Records supplied:
·····

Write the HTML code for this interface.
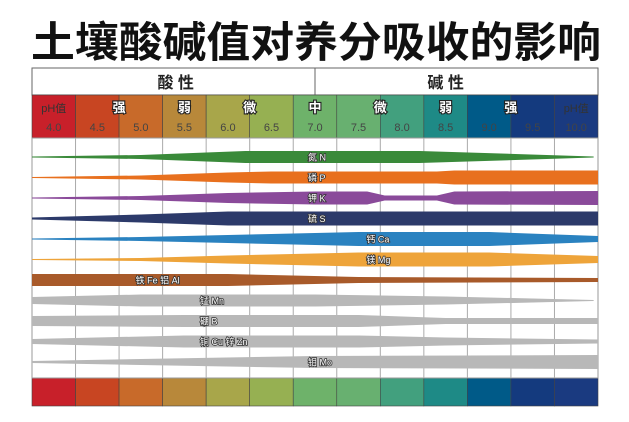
<!DOCTYPE html>
<html><head><meta charset="utf-8">
<style>
body{margin:0;background:#fff;width:629px;height:417px;overflow:hidden;font-family:"Liberation Sans","Noto Sans CJK SC",sans-serif;}
</style></head>
<body>
<svg id="chart" width="629" height="417" xmlns="http://www.w3.org/2000/svg" font-family="Liberation Sans, Noto Sans CJK SC, sans-serif">
<text x="316" y="57" text-anchor="middle" font-size="42" font-weight="bold" fill="#111" font-family="Noto Sans CJK SC, sans-serif" textLength="570" lengthAdjust="spacingAndGlyphs">土壤酸碱值对养分吸收的影响</text>
<g id="g"></g>
</svg>
<script>
const phLabels=["4.0","4.5","5.0","5.5","6.0","6.5","7.0","7.5","8.0","8.5","9.0","9.5","10.0"];
const cellColors=["#c8202a","#c84522","#c86a2a","#b8883a","#a8a64a","#96b052","#6eb26a","#68b070","#42a07e","#1e8a86","#005a88","#143a7e","#1a3a80"];
const nutrientNames=["氮 N","磷 P","钾 K","硫 S","钙 Ca","镁 Mg","铁 Fe 铝 Al","锰 Mn","硼 B","铜 Cu 锌 Zn","钼 Mo"];
const nutrientColors=["#3a8a3a","#e8701e","#8a4a9a","#2c3a6a","#2a82c0","#eea43a","#a85a2a","#b8b8b8","#b8b8b8","#b8b8b8","#b8b8b8"];
const labelPh=[6.92,6.92,6.92,6.92,7.59,7.59,4.94,5.68,5.68,5.68,6.92];
const nPh=[3.75,5.0,6.2,8.2,9.3,10.2];           const nW=[1,4,12,12,6,1];
const pPh=[3.75,5.0,6.0,6.5,8.4,8.6,10.25];      const pW=[1,4,10,12,12,14,14];
const kPh=[3.75,5.0,6.0,7.0,7.6,7.8,8.4,8.6,10.25]; const kW=[1,4,10,13,13,5,5,13,14];
const sPh=[3.75,5.0,6.0,10.25];                  const sW=[2,8,14,14];
const caPh=[3.75,5.0,6.5,7.5,9.0,10.25];         const caW=[1,4,10,14,14,6];
const mgPh=[3.75,5.0,6.0,7.5,9.0,10.25];         const mgW=[1,3,8,14,14,7];
const fePh=[3.75,6.0,7.5,10.25];                 const feW=[12,12,6,4];
const mnPh=[3.75,5.0,7.0,8.5,9.5,10.2];          const mnW=[7,12,12,8,4,1];
const bPh=[3.75,5.5,7.5,8.5,10.25];              const bW=[10,12,12,6,6];
const cuPh=[3.75,5.5,7.5,8.5,10.25];             const cuW=[5,12,12,8,4];
const moPh=[3.75,5.0,7.0,10.25];                 const moW=[2,6,12,14];
const bandPh=[nPh,pPh,kPh,sPh,caPh,mgPh,fePh,mnPh,bPh,cuPh,moPh];
const bandW=[nW,pW,kW,sW,caW,mgW,feW,mnW,bW,cuW,moW];

const L=32,R=598,CW=(R-L)/13;
const x=ph=>L+(ph-3.75)/0.5*CW;
const rowY=i=>157+i*20.5;
const NS="http://www.w3.org/2000/svg";
const g=document.getElementById('g');
function mk(t,a,txt){const e=document.createElementNS(NS,t);for(const k in a)e.setAttribute(k,a[k]);if(txt!=null)e.textContent=txt;g.appendChild(e);return e;}

let e=mk('rect',{x:L,y:68,width:R-L,height:27,fill:'#fff',stroke:'#666','stroke-width':1});

e=mk('line',{x1:x(7.0),y1:68,x2:x(7.0),y2:95,stroke:'#666'});

e=mk('text',{x:x(5.4),y:88,'text-anchor':'middle','font-size':16,'font-weight':'bold',fill:'#222'},'酸 性');

e=mk('text',{x:x(8.5),y:88,'text-anchor':'middle','font-size':16,'font-weight':'bold',fill:'#222'},'碱 性');


phLabels.forEach((lab,i)=>{
  const cx=L+i*CW;
  let r=mk('rect',{x:cx,y:95,width:CW,height:43,fill:cellColors[i],stroke:'#444','stroke-width':0.6});
  
  let t=mk('text',{x:cx+CW/2,y:131,'text-anchor':'middle','font-size':11,fill:'#444'},lab);
  
  let b=mk('rect',{x:cx,y:378,width:CW,height:28,fill:cellColors[i],stroke:'#444','stroke-width':0.6});
  
});
const strength=[["pH值",4.25],["强",4.75],["弱",5.75],["微",6.25],["中",7.25],["微",7.75],["弱",8.75],["强",9.25],["pH值",10.25]];
strength.forEach(([s,p])=>{
  const pale=s==="pH值";
  let t=mk('text',{x:x(p)-(pale?0:0)-(pale?CW/2:0)+(s==="弱"||s==="中"?-CW/2:0),y:112,'text-anchor':'middle','font-size':pale?11:13,'font-weight':pale?'normal':'bold',fill:pale?'#333':'#fff',stroke:pale?'none':'#222','stroke-width':pale?0:2.2,'paint-order':'stroke'},s);
  
});
e=mk('rect',{x:L,y:138,width:R-L,height:240,fill:'#fff',stroke:'#999','stroke-width':1});

for(let i=1;i<13;i++){
  let l=mk('line',{x1:L+i*CW,y1:138,x2:L+i*CW,y2:378,stroke:'#aaa','stroke-width':1});
  
}
bandPh.forEach((ph,i)=>{
  const w=bandW[i],y=rowY(i);
  const top=ph.map((p,j)=>x(p)+','+(y-w[j]/2));
  const bot=ph.map((p,j)=>x(p)+','+(y+w[j]/2)).reverse();
  let p=mk('polygon',{points:top.concat(bot).join(' '),fill:nutrientColors[i]});
  
  let t=mk('text',{x:x(labelPh[i]),y:y+3.5,'font-size':9,fill:'#fff',stroke:'#333','stroke-width':1.6,'paint-order':'stroke'},nutrientNames[i]);
  
});
</script>
</body></html>
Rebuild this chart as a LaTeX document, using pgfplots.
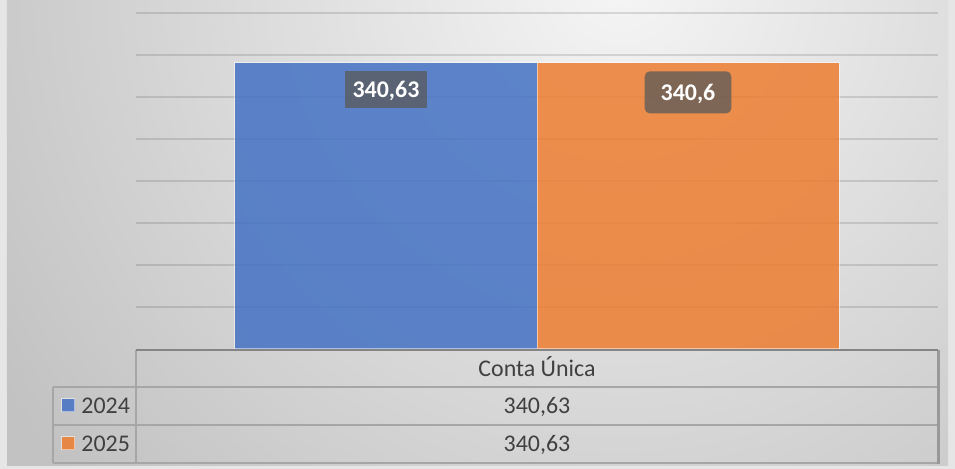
\documentclass[border=0pt]{standalone}
\usepackage{pgfplots}
\pgfplotsset{compat=1.18}
\usepackage{fontspec}
\setmainfont{Carlito}
\definecolor{barblue}{HTML}{4472C4}
\definecolor{barorange}{HTML}{ED7D31}
\definecolor{lbl}{HTML}{595959}
\definecolor{tabline}{HTML}{A6A6A6}
\definecolor{tabright}{HTML}{999999}
\definecolor{axisline}{HTML}{858585}
\definecolor{txt}{HTML}{404040}
\definecolor{bgin}{HTML}{F5F5F5}
\definecolor{bgout}{HTML}{C2C2C2}
\definecolor{frame}{HTML}{E6E6E6}
\begin{document}
\begin{tikzpicture}
\begin{scope}[shift={(-68bp,174.5bp)},x=0.5bp,y=-0.5bp]
  \path[use as bounding box] (0,0) rectangle (955,469);
  \fill[frame] (0,0) rectangle (955,469);
  \begin{scope}
    \clip (7,0) rectangle (948,466);
    \fill[bgout] (7,0) rectangle (948,466);
    \shade[inner color=bgin, outer color=bgout] (620,-20) circle (740);
  \end{scope}
  \foreach \gy in {13,55,97,139,181,223,265,307}
    \draw[black, opacity=0.12, line width=1bp] (136,\gy) -- (938,\gy);
\end{scope}
\begin{axis}[
  at={(0,0)}, anchor=south west,
  scale only axis, width=401bp, height=168bp,
  xmin=-0.5, xmax=0.5, ymin=0, ymax=400,
  axis line style={draw=none},
  xtick=\empty, ytick=\empty, major tick length=0pt,
  clip=false,
  point meta=explicit symbolic,
]
\addplot[ybar, fill=barblue, fill opacity=0.85, draw=white, draw opacity=0.5, line width=0.5bp,
  bar width=0.3766, bar shift=0,
  nodes near coords,
  every node near coord/.style={anchor=north, yshift=-4bp, fill=lbl, fill opacity=0.75, text opacity=1, draw=none,
    text=white, font=\bfseries\fontsize{12}{14}\selectfont, inner xsep=4bp, inner ysep=0pt,
    text height=7.7bp, text depth=0pt, minimum height=18.5bp}]
  coordinates {(-0.1883,340.63) [340,63]};
\addplot[ybar, fill=barorange, fill opacity=0.85, draw=white, draw opacity=0.5, line width=0.5bp,
  bar width=0.3766, bar shift=0,
  nodes near coords,
  every node near coord/.style={anchor=north, yshift=-4bp, fill=lbl, fill opacity=0.75, text opacity=1, draw=none,
    rounded corners=2.5bp,
    text=white, font=\bfseries\fontsize{12}{14}\selectfont, inner xsep=8bp, inner ysep=0pt,
    text height=7.7bp, text depth=0pt, minimum height=21bp}]
  coordinates {(0.1883,340.63) [340,6]};
\end{axis}
\begin{scope}[shift={(-68bp,174.5bp)},x=0.5bp,y=-0.5bp]
  \draw[tabline, line width=1bp] (53,387) -- (938,387) (53,425) -- (938,425) (53,463) -- (938,463);
  \draw[tabline, line width=1bp] (136,350) -- (136,463) (53,387) -- (53,463);
  \draw[tabright, line width=1.5bp] (938,350) -- (938,464);
  \draw[axisline, line width=1.2bp] (136,350) -- (938,350);
  \node[txt, font=\fontsize{12}{14}\selectfont, anchor=base, inner sep=0pt] at (537,376.5) {Conta Única};
  \node[txt, font=\fontsize{12}{14}\selectfont, anchor=base, inner sep=0pt] at (537,414) {340,63};
  \node[txt, font=\fontsize{12}{14}\selectfont, anchor=base, inner sep=0pt] at (537,452) {340,63};
  \fill[barblue, fill opacity=0.85, draw=white, draw opacity=0.5, line width=0.5bp] (62,399) rectangle (75,412);
  \fill[barorange, fill opacity=0.85, draw=white, draw opacity=0.5, line width=0.5bp] (62,437) rectangle (75,450);
  \node[txt, font=\fontsize{12}{14}\selectfont, anchor=base west, inner sep=0pt] at (81,414) {2024};
  \node[txt, font=\fontsize{12}{14}\selectfont, anchor=base west, inner sep=0pt] at (81,452) {2025};
\end{scope}
\end{tikzpicture}
\end{document}
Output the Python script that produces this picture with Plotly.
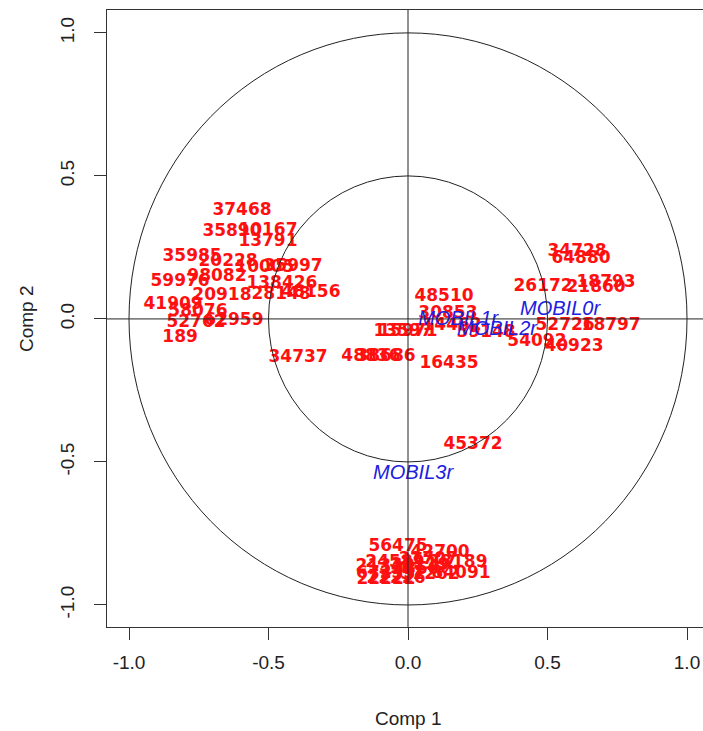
import plotly.graph_objects as go

# Individuals (red labels): name, Comp 1, Comp 2
ind_labels = ["37468", "35890", "10167", "13791", "35985", "20228", "10005", "35997",
              "98082", "59976", "138426", "20918", "28148", "48156", "41909", "58076",
              "52762", "62959", "189", "34737",
              "48510", "30853", "14462", "59148", "13597", "15971", "48836", "38686",
              "16435", "45372",
              "34728", "64880", "26172", "21860", "18793", "52726", "18797", "54092", "40923",
              "56475", "42700", "38189", "24589", "21343", "30119", "84091", "22222",
              "22226", "51262", "67233", "31707", "13850"]
ind_x = [-0.595, -0.631, -0.502, -0.502, -0.774, -0.645, -0.513, -0.412,
         -0.685, -0.817, -0.452, -0.667, -0.455, -0.348, -0.842, -0.753,
         -0.760, -0.624, -0.817, -0.394,
         0.129, 0.143, 0.158, 0.280, -0.018, 0.000, -0.133, -0.079,
         0.147, 0.233,
         0.606, 0.620, 0.484, 0.674, 0.710, 0.563, 0.728, 0.462, 0.595,
         -0.036, 0.115, 0.179, -0.047, -0.082, 0.043, 0.190, -0.079,
         -0.043, 0.079, -0.080, 0.072, 0.007]
ind_y = [0.378, 0.304, 0.308, 0.269, 0.217, 0.199, 0.178, 0.182,
         0.147, 0.129, 0.122, 0.080, 0.084, 0.091, 0.049, 0.024,
         -0.014, -0.007, -0.066, -0.136,
         0.077, 0.017, -0.024, -0.049, -0.045, -0.045, -0.133, -0.133,
         -0.157, -0.441,
         0.234, 0.212, 0.112, 0.108, 0.126, -0.024, -0.024, -0.080, -0.098,
         -0.797, -0.818, -0.853, -0.853, -0.867, -0.864, -0.892, -0.913,
         -0.909, -0.895, -0.892, -0.843, -0.878]

# Variables (blue labels)
var_labels = ["MOBIL0r", "MOBIL1r", "MOBIL2r", "MOBIL3r"]
var_x = [0.545, 0.180, 0.319, 0.018]
var_y = [0.031, -0.003, -0.038, -0.542]

tick_vals = [-1.0, -0.5, 0.0, 0.5, 1.0]
tick_text = ["-1.0", "-0.5", "0.0", "0.5", "1.0"]
radii = [1.0, 0.5]

fig = go.Figure()

for r in radii:
    fig.add_shape(type="circle", xref="x", yref="y", x0=-r, y0=-r, x1=r, y1=r,
                  line=dict(color="#222222", width=1))
fig.add_shape(type="line", xref="x", yref="paper", x0=0, x1=0, y0=0, y1=1,
              line=dict(color="#222222", width=1))
fig.add_shape(type="line", xref="paper", yref="y", x0=0, x1=1, y0=0, y1=0,
              line=dict(color="#222222", width=1))

fig.add_trace(go.Scatter(x=ind_x, y=ind_y, text=ind_labels, mode="text",
                         textposition="middle center",
                         textfont=dict(family="DejaVu Sans", size=17, color="#ff1010", weight="bold"),
                         hoverinfo="skip", showlegend=False))
fig.add_trace(go.Scatter(x=var_x, y=var_y, text=var_labels, mode="text",
                         textposition="middle center",
                         textfont=dict(family="Liberation Sans", size=20, color="#2020e0", style="italic"),
                         hoverinfo="skip", showlegend=False))

axis_font = dict(family="Liberation Sans", size=19, color="#222222")

fig.update_layout(
    width=703, height=731,
    margin=dict(l=107, r=0, t=10, b=104),
    paper_bgcolor="white", plot_bgcolor="white",
    showlegend=False,
    xaxis=dict(range=[-1.0789, 1.0573], tickvals=tick_vals, ticktext=tick_text,
               ticks="outside", ticklen=12, tickcolor="#333333", tickwidth=1,
               showline=True, linecolor="#333333", linewidth=1, mirror=True,
               showgrid=False, zeroline=False, tickfont=axis_font, ticklabelstandoff=6),
    yaxis=dict(range=[-1.077, 1.080], tickvals=tick_vals, ticktext=tick_text,
               ticks="outside", ticklen=12, tickcolor="#333333", tickwidth=1,
               showline=True, linecolor="#333333", linewidth=1, mirror=False,
               showgrid=False, zeroline=False, tickfont=axis_font, tickangle=-90,
               ticklabelstandoff=12),
    annotations=[
        dict(text="Comp 1", xref="x", yref="paper", x=0, y=-0.1475, showarrow=False,
             xanchor="center", yanchor="middle", font=axis_font),
        dict(text="Comp 2", xref="paper", yref="y", x=-0.134, y=0, showarrow=False,
             xanchor="center", yanchor="middle", textangle=-90, font=axis_font),
    ],
)

fig.write_html("out.html")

·····

Prompt: Leave out the pictures and transcribe exactly the lines from the one containing "Output the Python" through the one containing "import plotly.graph_objects as go".

Result:
Output the Python script that produces this picture with Plotly.
import plotly.graph_objects as go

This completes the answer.